[x86] Refactor the element insertion logic in the new vector shuffle

lowering to handle the potential mirroring of 2-element vectors (because we can't reliably sort them one way) in the caller rather than in the insertion logic. This will simplify things considerably as more ways to fail to match the insertion are added because now we have a nice try and retry point. llvm-svn: 218980
2014-10-03 12:01:55 +00:00 · 2014-10-03 12:01:55 +00:00 · 4bf341de3c
parent 39ddb3e547
commit 4bf341de3c
1 changed files with 21 additions and 19 deletions
--- a/llvm/lib/Target/X86/X86ISelLowering.cpp
+++ b/llvm/lib/Target/X86/X86ISelLowering.cpp
@ -7783,23 +7783,9 @@ static SDValue lowerVectorShuffleAsElementInsertion(
  int V2Index = std::find_if(Mask.begin(), Mask.end(),
                             [&Mask](int M) { return M >= (int)Mask.size(); }) -
                Mask.begin();
-  if (Mask.size() == 2) {
-    if (!Zeroable[V2Index ^ 1]) {
-      // For 2-wide masks we may be able to just invert the inputs.
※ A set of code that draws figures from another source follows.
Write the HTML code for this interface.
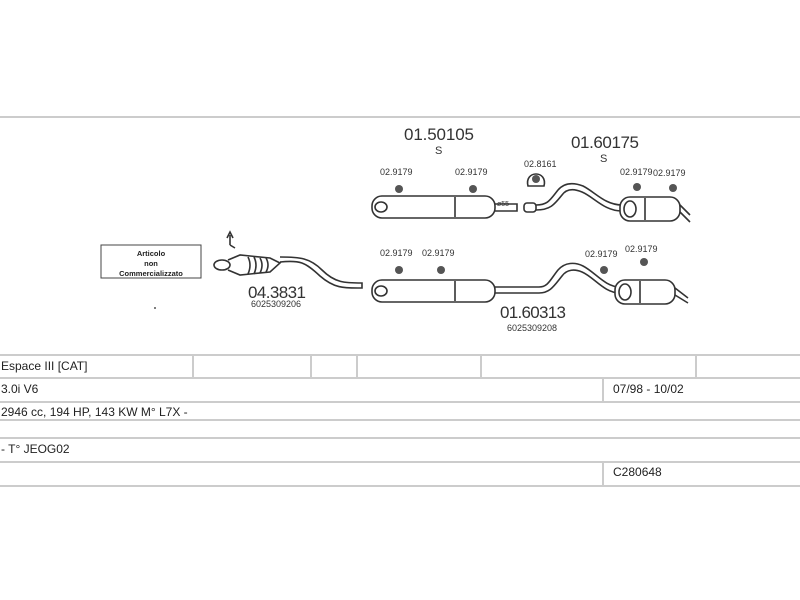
<!DOCTYPE html>
<html><head><style>
body{margin:0;background:#fff;}
svg{display:block;font-family:"Liberation Sans",sans-serif;}
</style></head><body>
<svg width="800" height="600" viewBox="0 0 800 600">
<rect width="800" height="600" fill="#fff"/>
<line x1="0" y1="117" x2="800" y2="117" stroke="#ccc" stroke-width="2"/>
<g fill="#333">
<text x="404" y="140" font-size="17" textLength="70">01.50105</text>
<text x="435" y="154" font-size="11">S</text>
<text x="571" y="148" font-size="17" textLength="68">01.60175</text>
<text x="600" y="162" font-size="11">S</text>
<text x="248" y="298" font-size="17" textLength="58">04.3831</text>
<text x="251" y="307" font-size="9">6025309206</text>
<text x="500" y="318" font-size="17" textLength="66">01.60313</text>
<text x="507" y="331" font-size="9">6025309208</text>
<g font-size="9">
<text x="380" y="175">02.9179</text><text x="455" y="175">02.9179</text>
<text x="524" y="167">02.8161</text>
<text x="620" y="175">02.9179</text><text x="653" y="176">02.9179</text>
<text x="380" y="256">02.9179</text><text x="422" y="256">02.9179</text>
<text x="585" y="257">02.9179</text><text x="625" y="252">02.9179</text>
<text x="497" y="206" font-size="7">ø55</text>
</g>
</g>
<rect x="101" y="245" width="100" height="33" fill="#fff" stroke="#444" stroke-width="1"/>
<g font-size="7.5" font-weight="bold" text-anchor="middle" fill="#222">
<text x="151" y="256">Articolo</text><text x="151" y="266">non</text><text x="151" y="276">Commercializzato</text>
</g>
<g fill="none" stroke="#333" stroke-width="1.6">
<path d="M230 245 v-10 M227 238 l3 -6 l3 6 M230 245 l5 3"/>
<ellipse cx="222" cy="265" rx="8" ry="5"/>
<path d="M228 260 L240 255 L270 258 L280 263 L270 272 L240 275 L228 270"/>
<path d="M248 257 q4 8 0 17 M254 257 q4 8 0 17 M260 258 q4 7 0 15 M266 258 q4 7 0 14"/>
<path d="M280 262 C300 260 305 262 320 276 C335 289 345 288 362 288 v-5 C345 283 335 283 322 270 C310 258 300 257 280 257"/>
<rect x="372" y="196" width="123" height="22" rx="10" fill="#fff"/>
<ellipse cx="381" cy="207" rx="6" ry="5"/>
<line x1="455" y1="197" x2="455" y2="217"/>
<path d="M495 204 h22 v7 h-22"/>
<rect x="524" y="203" width="12" height="9" rx="3"/>
<path d="M536 205 C548 205 550 200 558 190 C565 182 575 183 583 186 C595 192 605 205 622 205 M536 210 C550 210 554 205 562 195 C567 188 575 189 582 192 C594 197 604 211 622 211"/>
<rect x="620" y="197" width="60" height="24" rx="10" fill="#fff"/>
<ellipse cx="630" cy="209" rx="6" ry="8"/>
<line x1="645" y1="198" x2="645" y2="220"/>
<path d="M680 205 L690 215 M680 212 L690 222"/>
<rect x="372" y="280" width="123" height="22" rx="10" fill="#fff"/>
<ellipse cx="381" cy="291" rx="6" ry="5"/>
<line x1="455" y1="281" x2="455" y2="301"/>
<path d="M495 287 h44 C548 287 550 280 558 270 C565 262 575 262 583 266 C595 272 605 287 620 287 M495 293 h44 C550 293 554 286 562 276 C567 269 575 269 582 272 C594 277 604 293 620 293"/>
<rect x="615" y="280" width="60" height="24" rx="10" fill="#fff"/>
<ellipse cx="625" cy="292" rx="6" ry="8"/>
<line x1="640" y1="281" x2="640" y2="303"/>
<path d="M675 288 L688 298 M675 295 L688 303"/>
<path d="M528 186 C524 170 548 170 544 186 Z"/>
</g>
<g fill="#555">
<circle cx="399" cy="189" r="4"/><circle cx="473" cy="189" r="4"/>
<circle cx="637" cy="187" r="4"/><circle cx="673" cy="188" r="4"/>
<circle cx="399" cy="270" r="4"/><circle cx="441" cy="270" r="4"/>
<circle cx="604" cy="270" r="4"/><circle cx="644" cy="262" r="4"/>
<circle cx="536" cy="179" r="4"/>
<circle cx="155" cy="308" r="1"/>
</g>
<g stroke="#ccc" stroke-width="2">
<line x1="0" y1="355" x2="800" y2="355"/>
<line x1="0" y1="378" x2="800" y2="378"/>
<line x1="0" y1="402" x2="800" y2="402"/>
<line x1="0" y1="420" x2="800" y2="420"/>
<line x1="0" y1="438" x2="800" y2="438"/>
<line x1="0" y1="462" x2="800" y2="462"/>
<line x1="0" y1="486" x2="800" y2="486"/>
<line x1="193" y1="355" x2="193" y2="378"/>
<line x1="311" y1="355" x2="311" y2="378"/>
<line x1="357" y1="355" x2="357" y2="378"/>
<line x1="481" y1="355" x2="481" y2="378"/>
<line x1="696" y1="355" x2="696" y2="378"/>
<line x1="603" y1="378" x2="603" y2="402"/>
<line x1="603" y1="462" x2="603" y2="486"/>
</g>
<g font-size="12" fill="#222">
<text x="1" y="370">Espace III  [CAT]</text>
<text x="1" y="393">3.0i V6</text>
<text x="613" y="393">07/98 - 10/02</text>
<text x="1" y="416">2946 cc, 194 HP, 143 KW M° L7X -</text>
<text x="1" y="453">- T° JEOG02</text>
<text x="613" y="476">C280648</text>
</g>
</svg>
</body></html>
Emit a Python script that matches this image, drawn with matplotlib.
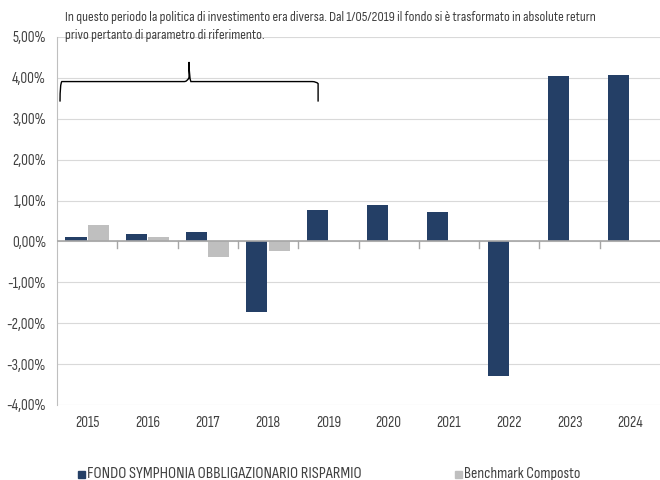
import numpy as np
import matplotlib.pyplot as plt
from matplotlib.path import Path
from matplotlib.patches import PathPatch, Rectangle
from matplotlib.ticker import FuncFormatter

plt.rcParams['font.family'] = ['Sofia Sans Condensed', 'Sofia Sans Semi Condensed', 'DejaVu Sans']

years = ['2015', '2016', '2017', '2018', '2019', '2020', '2021', '2022', '2023', '2024']
fondo = [0.12, 0.19, 0.23, -1.72, 0.78, 0.90, 0.71, -3.30, 4.04, 4.06]
benchmark = [0.39, 0.12, -0.37, -0.23, np.nan, np.nan, np.nan, np.nan, np.nan, np.nan]

navy = '#243f66'
grey = '#bfbfbf'
txt = '#404040'

fig = plt.figure(figsize=(6.6, 4.8), dpi=100)
ax = fig.add_axes([57 / 660, 1 - 405 / 480, 603 / 660, 368 / 480])

x = np.arange(len(years))
w = 0.35
ax.bar(x - w / 2 - 0.01, fondo, w, color=navy, zorder=3)
ax.bar(x + w / 2 + 0.01, benchmark, w, color=grey, zorder=3)

ax.set_xlim(-0.5, len(years) - 0.5)
ax.set_ylim(-4, 5)
ax.set_yticks(np.arange(-4, 6, 1))
ax.yaxis.set_major_formatter(FuncFormatter(lambda v, p: f'{v:.2f}%'.replace('.', ',')))
ax.grid(axis='y', color='#d9d9d9', linewidth=0.8, zorder=0)
ax.tick_params(axis='y', length=0, labelsize=11, colors=txt, pad=8)
ax.set_xticks([])
for s in ['top', 'right', 'bottom']:
    ax.spines[s].set_visible(False)
ax.spines['left'].set_color('#bfbfbf')

# zero axis with category ticks
ax.axhline(0, color='#a6a6a6', linewidth=1.2, zorder=4)
for b in np.arange(0.5, len(years) - 0.5, 1):
    ax.plot([b, b], [0, -0.15], color='#a6a6a6', linewidth=1, zorder=4, clip_on=False)

# year labels under the plot
for i, yr in enumerate(years):
    ax.text(i, -4.28, yr, ha='center', va='top', fontsize=11, color=txt)

# brace over 2015-2019
x0, x1, xm = -0.45, 3.83, 1.69
yb, yh, yt = 3.42, 3.91, 4.39
verts = [(x0, yb), (x0, yh - 0.05), (x0 + 0.03, yh), (x0 + 0.1, yh),
         (xm - 0.08, yh), (xm - 0.03, yh), (xm, yh + 0.1), (xm, yt),
         (xm, yh + 0.1), (xm + 0.03, yh), (xm + 0.08, yh),
         (x1 - 0.1, yh), (x1 - 0.03, yh), (x1, yh - 0.05), (x1, yb)]
codes = [Path.MOVETO, Path.CURVE3, Path.CURVE3, Path.LINETO,
         Path.LINETO, Path.CURVE3, Path.CURVE3, Path.LINETO,
         Path.CURVE3, Path.CURVE3, Path.LINETO,
         Path.LINETO, Path.CURVE3, Path.CURVE3, Path.LINETO]
ax.add_patch(PathPatch(Path(verts, codes), fill=False, edgecolor='black', linewidth=1, zorder=5))

fig.text(65 / 660, 1 - 17 / 480,
         'In questo periodo la politica di investimento era diversa. Dal 1/05/2019 il fondo si è trasformato in absolute return',
         fontsize=10.2, color=txt, va='center')
fig.text(65 / 660, 1 - 36 / 480, 'privo pertanto di parametro di riferimento.',
         fontsize=10.2, color=txt, va='center')

# legend
fig.patches.append(Rectangle((78 / 660, 1 - 478 / 480), 7 / 660, 7 / 480,
                             transform=fig.transFigure, color=navy))
fig.text(87 / 660, 1 - 474 / 480, 'FONDO SYMPHONIA OBBLIGAZIONARIO RISPARMIO',
         fontsize=11.8, color=txt, va='center')
fig.patches.append(Rectangle((455 / 660, 1 - 478 / 480), 7 / 660, 7 / 480,
                             transform=fig.transFigure, color=grey))
fig.text(464 / 660, 1 - 474 / 480, 'Benchmark Composto',
         fontsize=11.3, color=txt, va='center')

fig.savefig('out.png', dpi=100)
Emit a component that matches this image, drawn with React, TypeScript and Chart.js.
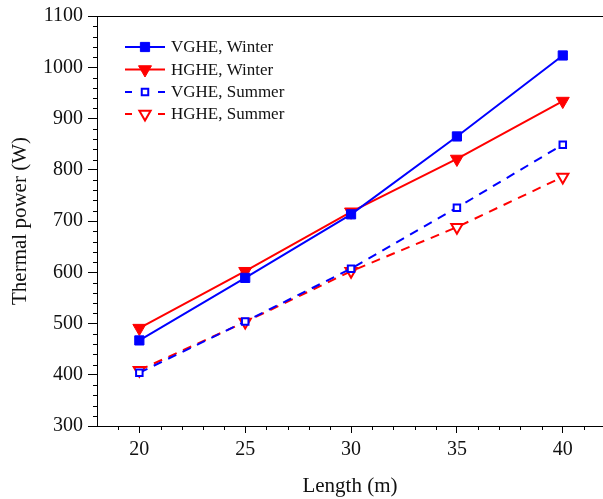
import React, { useEffect, useRef } from "react";
import { Chart, registerables } from "chart.js";

Chart.register(...registerables);

const lengths = [20, 25, 30, 35, 40];
const vgheWinter = [467, 589, 713, 865, 1023];
const hgheWinter = [491, 602, 718, 821, 934];
const vgheSummer = [404, 504, 607, 726, 849];
const hgheSummer = [409, 503, 602, 688, 786];
const xTicks = [20, 25, 30, 35, 40];
const yTicks = [300, 400, 500, 600, 700, 800, 900, 1000, 1100];

const seriesNames = ["VGHE, Winter", "HGHE, Winter", "VGHE, Summer", "HGHE, Summer"];
const BLUE = "#0000FF";
const RED = "#FF0000";
const FONT = "'Liberation Serif', 'Times New Roman', serif";

Chart.defaults.font.family = FONT;

type Mk = { shape: "rect" | "tri"; filled: boolean; r: number; color: string; dash: number[] };
const markers: Mk[] = [
  { shape: "rect", filled: true, r: 6.5, color: BLUE, dash: [] },
  { shape: "tri", filled: true, r: 7.5, color: RED, dash: [] },
  { shape: "rect", filled: false, r: 4.6, color: BLUE, dash: [9, 7] },
  { shape: "tri", filled: false, r: 6.5, color: RED, dash: [9, 7] },
];

function drawMarker(ctx: CanvasRenderingContext2D, m: Mk, x: number, y: number) {
  ctx.save();
  ctx.setLineDash([]);
  ctx.beginPath();
  if (m.shape === "rect") {
    const s = m.r * Math.SQRT1_2;
    ctx.rect(x - s, y - s, 2 * s, 2 * s);
  } else {
    const r = m.r;
    ctx.moveTo(x, y + r);
    ctx.lineTo(x - r * Math.sin(Math.PI / 3), y - r * 0.5);
    ctx.lineTo(x + r * Math.sin(Math.PI / 3), y - r * 0.5);
    ctx.closePath();
  }
  ctx.fillStyle = m.filled ? m.color : "#FFFFFF";
  ctx.fill();
  ctx.strokeStyle = m.color;
  ctx.lineWidth = m.filled ? 1 : 2;
  ctx.stroke();
  ctx.restore();
}

const decorPlugin = {
  id: "decor",
  afterDraw(chart: any) {
    const ctx: CanvasRenderingContext2D = chart.ctx;
    const { left, right, top, bottom } = chart.chartArea;
    const xs = chart.scales.x;
    const ys = chart.scales.y;
    ctx.save();
    ctx.strokeStyle = "#000000";
    ctx.lineWidth = 1;
    ctx.beginPath();
    ctx.moveTo(left, top + 0.5);
    ctx.lineTo(right, top + 0.5);
    ctx.stroke();
    ctx.beginPath();
    for (let v = 300; v <= 1100; v += 20) {
      if (v % 100 === 0) continue;
      const py = Math.round(ys.getPixelForValue(v)) + 0.5;
      ctx.moveTo(left - 4, py);
      ctx.lineTo(left, py);
    }
    for (let v = 19; v <= 41; v += 1) {
      if (v % 5 === 0) continue;
      const px = Math.round(xs.getPixelForValue(v)) + 0.5;
      ctx.moveTo(px, bottom);
      ctx.lineTo(px, bottom + 4);
    }
    ctx.stroke();

    const rowY = [47, 69.5, 92, 114];
    ctx.font = "17px " + FONT;
    ctx.textBaseline = "middle";
    ctx.textAlign = "left";
    seriesNames.forEach((name, i) => {
      const m = markers[i];
      const y = rowY[i];
      ctx.save();
      ctx.strokeStyle = m.color;
      ctx.lineWidth = 2;
      ctx.beginPath();
      if (m.dash.length) {
        ctx.moveTo(125, y);
        ctx.lineTo(132, y);
        ctx.moveTo(158, y);
        ctx.lineTo(165, y);
      } else {
        ctx.moveTo(125, y);
        ctx.lineTo(165, y);
      }
      ctx.stroke();
      ctx.restore();
      drawMarker(ctx, m, 145, y);
      ctx.fillStyle = "#111111";
      ctx.fillText(name, 171, y + 1);
    });
    ctx.restore();
  },
};

function ds(label: string, data: number[], m: Mk) {
  return {
    label,
    data: data.map((v, i) => ({ x: lengths[i], y: v })),
    borderColor: m.color,
    backgroundColor: m.filled ? m.color : "#FFFFFF",
    pointBackgroundColor: m.filled ? m.color : "#FFFFFF",
    pointBorderColor: m.color,
    pointBorderWidth: m.filled ? 1 : 2,
    pointStyle: m.shape === "rect" ? "rect" : "triangle",
    rotation: m.shape === "tri" ? 180 : 0,
    pointRadius: m.r,
    borderWidth: 2,
    borderDash: m.dash,
    tension: 0,
    fill: false,
  };
}

export default function App() {
  const ref = useRef<HTMLCanvasElement | null>(null);
  useEffect(() => {
    if (!ref.current) return;
    const chart = new Chart(ref.current, {
      type: "line",
      data: {
        datasets: [
          ds(seriesNames[0], vgheWinter, markers[0]),
          ds(seriesNames[1], hgheWinter, markers[1]),
          ds(seriesNames[2], vgheSummer, markers[2]),
          ds(seriesNames[3], hgheSummer, markers[3]),
        ] as any,
      },
      options: {
        animation: false,
        responsive: false,
        devicePixelRatio: 1,
        layout: { autoPadding: false, padding: { top: 16, right: 0, left: 0, bottom: 0 } },
        plugins: { legend: { display: false }, tooltip: { enabled: false } },
        scales: {
          x: {
            type: "linear",
            min: 18,
            max: 41.9,
            afterBuildTicks: (s: any) => {
              s.ticks = xTicks.map((v) => ({ value: v }));
            },
            afterFit: (s: any) => {
              s.height = 73;
              s.paddingLeft = 0;
              s.paddingRight = 0;
            },
            grid: { drawOnChartArea: false, drawTicks: true, tickLength: 7, tickColor: "#000", tickWidth: 1 },
            border: { display: true, color: "#000", width: 1 },
            ticks: { color: "#111", font: { family: FONT, size: 20 }, padding: 5, maxRotation: 0, callback: (v: any) => String(v) },
            title: { display: true, text: "Length (m)", color: "#111", font: { family: FONT, size: 21 }, padding: { top: 4, bottom: 0 } },
          },
          y: {
            type: "linear",
            min: 300,
            max: 1100,
            afterBuildTicks: (s: any) => {
              s.ticks = yTicks.map((v) => ({ value: v }));
            },
            afterFit: (s: any) => {
              s.width = 97;
              s.paddingTop = 0;
              s.paddingBottom = 0;
            },
            grid: { drawOnChartArea: false, drawTicks: true, tickLength: 9, tickColor: "#000", tickWidth: 1 },
            border: { display: true, color: "#000", width: 1 },
            ticks: { color: "#111", font: { family: FONT, size: 20 }, padding: 5, callback: (v: any) => String(v) },
            title: { display: true, text: "Thermal power (W)", color: "#111", font: { family: FONT, size: 21 }, padding: { top: 8, bottom: 6 } },
          },
        },
      },
      plugins: [decorPlugin],
    } as any);
    return () => chart.destroy();
  }, []);
  return (
    <div style={{ position: "absolute", left: 0, top: 0, width: 603, height: 499, background: "#fff" }}>
      <canvas ref={ref} width={603} height={499} style={{ display: "block" }} />
    </div>
  );
}
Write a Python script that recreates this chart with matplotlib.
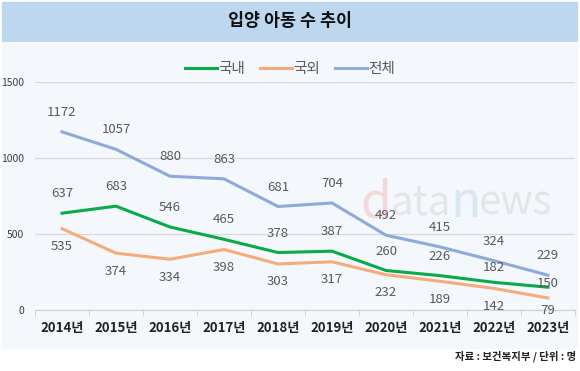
import matplotlib
matplotlib.use("Agg")
import matplotlib.pyplot as plt
from matplotlib.patches import Rectangle

plt.rcParams['font.family'] = ['Noto Sans CJK KR', 'DejaVu Sans']

# data
years = ["2014년", "2015년", "2016년", "2017년", "2018년",
         "2019년", "2020년", "2021년", "2022년", "2023년"]
domestic = [637, 683, 546, 465, 378, 387, 260, 226, 182, 150]
overseas = [535, 374, 334, 398, 303, 317, 232, 189, 142, 79]
total = [1172, 1057, 880, 863, 681, 704, 492, 415, 324, 229]

green = "#0aaa48"
orange = "#f5ab7c"
blue = "#8eaadb"
label_color = "#595959"

# label offsets (points) for the domestic series, squeezed at the end like the original
dom_off = [14, 14, 14, 14, 14, 14, 14, 14, 11, 3]
ovs_off = [-13, -13, -13, -13, -13, -13, -13, -13, -13, -9]

fig = plt.figure(figsize=(5.8, 3.71), dpi=100)
W, H = 580, 371

# title band and chart panel
fig.patches.append(Rectangle((2 / W, 1 - 41 / H), 575 / W, 39 / H,
                             transform=fig.transFigure, color="#bdd7ee", zorder=0))
fig.patches.append(Rectangle((2 / W, 1 - 348 / H), 575 / W, 304 / H,
                             transform=fig.transFigure, color="#f4f7fc", zorder=0))
fig.text(0.5, 1 - 21 / H, "입양 아동 수 추이", ha="center", va="center",
         fontsize=12.5, fontweight="bold", color="#111111")
fig.text(576 / W, 1 - 356 / H, "자료 : 보건복지부 / 단위 : 명", ha="right", va="center",
         fontsize=7.5, fontweight="bold", color="#222222")

ax = fig.add_axes([35 / W, 1 - 310 / H, 540 / W, 228 / H])
ax.set_facecolor("none")
ax.set_zorder(2)

# watermark
wm_y = 1 - 203 / H
fig.text(360 / W, wm_y, "d", fontsize=36, color="#f3d8da", va="center", ha="left", zorder=1)
fig.text(391 / W, wm_y, "ata", fontsize=29, color="#e3e5e9", va="center", ha="left", zorder=1)
fig.text(450 / W, wm_y, "n", fontsize=36, color="#d8e7f4", va="center", ha="left", zorder=1)
fig.text(479 / W, wm_y, "ews", fontsize=29, color="#e3e5e9", va="center", ha="left", zorder=1)

x = list(range(len(years)))
ax.plot(x, domestic, color=green, lw=2.2, label="국내", zorder=3)
ax.plot(x, overseas, color=orange, lw=2.2, label="국외", zorder=3)
ax.plot(x, total, color=blue, lw=2.2, label="전체", zorder=3)

for i in x:
    ax.annotate(str(total[i]), (i, total[i]), xytext=(0, 14), textcoords="offset points",
                ha="center", va="center", fontsize=9.5, color=label_color, zorder=4)
    ax.annotate(str(domestic[i]), (i, domestic[i]), xytext=(0, dom_off[i]), textcoords="offset points",
                ha="center", va="center", fontsize=9.5, color=label_color, zorder=4)
    ax.annotate(str(overseas[i]), (i, overseas[i]), xytext=(0, ovs_off[i]), textcoords="offset points",
                ha="center", va="center", fontsize=9.5, color=label_color, zorder=4)

ax.set_xlim(-0.5, len(years) - 0.5)
ax.set_ylim(0, 1500)
ax.set_yticks([0, 500, 1000, 1500])
ax.set_xticks(x)
ax.set_xticklabels(years, fontsize=9.5, fontweight="bold", color="#222222")
ax.set_xticks([i - 0.5 for i in range(len(years) + 1)], minor=True)
ax.tick_params(axis="x", which="major", length=0, pad=8)
ax.tick_params(axis="x", which="minor", length=4, color="#d0d0d0")
ax.tick_params(axis="y", length=0, labelsize=7.5, labelcolor="#404040", pad=8)
ax.grid(axis="y", color="#d9d9d9", lw=0.9)
ax.set_axisbelow(True)
for s in ["top", "right", "left"]:
    ax.spines[s].set_visible(False)
ax.spines["bottom"].set_color("#d0d0d0")

fig.legend(loc="center", bbox_to_anchor=(0.5, 1 - 69 / H), ncol=3, frameon=False,
           fontsize=10.5, handlelength=2.2, handletextpad=0.1, columnspacing=1.0,
           labelcolor="#595959")

fig.savefig("out.png", dpi=100)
We use an xor
-      // with 2 to flip from {2,3} to {0,1} and vice versa.
-      int InverseMask[2] = {Mask[0] < 0 ? -1 : (Mask[0] ^ 2),
-                            Mask[1] < 0 ? -1 : (Mask[1] ^ 2)};
-      if (Zeroable[V2Index])
-        return lowerVectorShuffleAsElementInsertion(VT, DL, V2, V1, InverseMask,
-                                                    Subtarget, DAG);
-      else
-        return SDValue();
-    }
-  } else {
-    for (int i = 0, Size = Mask.size(); i < Size; ++i)
-      if (i != V2Index && !Zeroable[i])
-        return SDValue(); // Not inserting into a zero vector.
-  }
+  for (int i = 0, Size = Mask.size(); i < Size; ++i)
+    if (i != V2Index && !Zeroable[i])
+      return SDValue(); // Not inserting into a zero vector.

  MVT ExtVT = VT;
  MVT EltVT = VT.getVectorElementType();
@ -7940,10 +7926,18 @@ static SDValue lowerV2F64VectorShuffle(SDValue Op, SDValue V1, SDValue V2,
    return DAG.getNode(X86ISD::UNPCKH, DL, MVT::v2f64, V1, V2);

  // If we have a single input, insert that into V1 if we can do so cheaply.
-  if ((Mask[0] >= 2) + (Mask[1] >= 2) == 1)
+  if ((Mask[0] >= 2) + (Mask[1] >= 2) == 1) {
    if (SDValue Insertion = lowerVectorShuffleAsElementInsertion(
            MVT::v2f64, DL, V1, V2, Mask, Subtarget, DAG))
      return Insertion;
+    // Try inverting the insertion since for v2 masks it is easy to do and we
+    // can't reliably sort the mask one way or the other.
+    int InverseMask[2] = {Mask[0] < 0 ? -1 : (Mask[0] ^ 2),
+                          Mask[1] < 0 ? -1 : (Mask[1] ^ 2)};
+    if (SDValue Insertion = lowerVectorShuffleAsElementInsertion(
+            MVT::v2f64, DL, V2, V1, InverseMask, Subtarget, DAG))
+      return Insertion;
+  }

  // Try to use one of the special instruction patterns to handle two common
  // blend patterns if a zero-blend above didn't work.
@ -8004,10 +7998,18 @@ static SDValue lowerV2I64VectorShuffle(SDValue Op, SDValue V1, SDValue V2,

  // If we have a single input from V2 insert that into V1 if we can do so
  // cheaply.
-  if ((Mask[0] >= 2) + (Mask[1] >= 2) == 1)
+  if ((Mask[0] >= 2) + (Mask[1] >= 2) == 1) {
    if (SDValue Insertion = lowerVectorShuffleAsElementInsertion(
            MVT::v2i64, DL, V1, V2, Mask, Subtarget, DAG))
      return Insertion;
+    // Try inverting the insertion since for v2 masks it is easy to do and we
+    // can't reliably sort the mask one way or the other.
+    int InverseMask[2] = {Mask[0] < 0 ? -1 : (Mask[0] ^ 2),
+                          Mask[1] < 0 ? -1 : (Mask[1] ^ 2)};
+    if (SDValue Insertion = lowerVectorShuffleAsElementInsertion(
+            MVT::v2i64, DL, V2, V1, InverseMask, Subtarget, DAG))
+      return Insertion;
+  }

  // Use dedicated unpack instructions for masks that match their pattern.
  if (isShuffleEquivalent(Mask, 0, 2))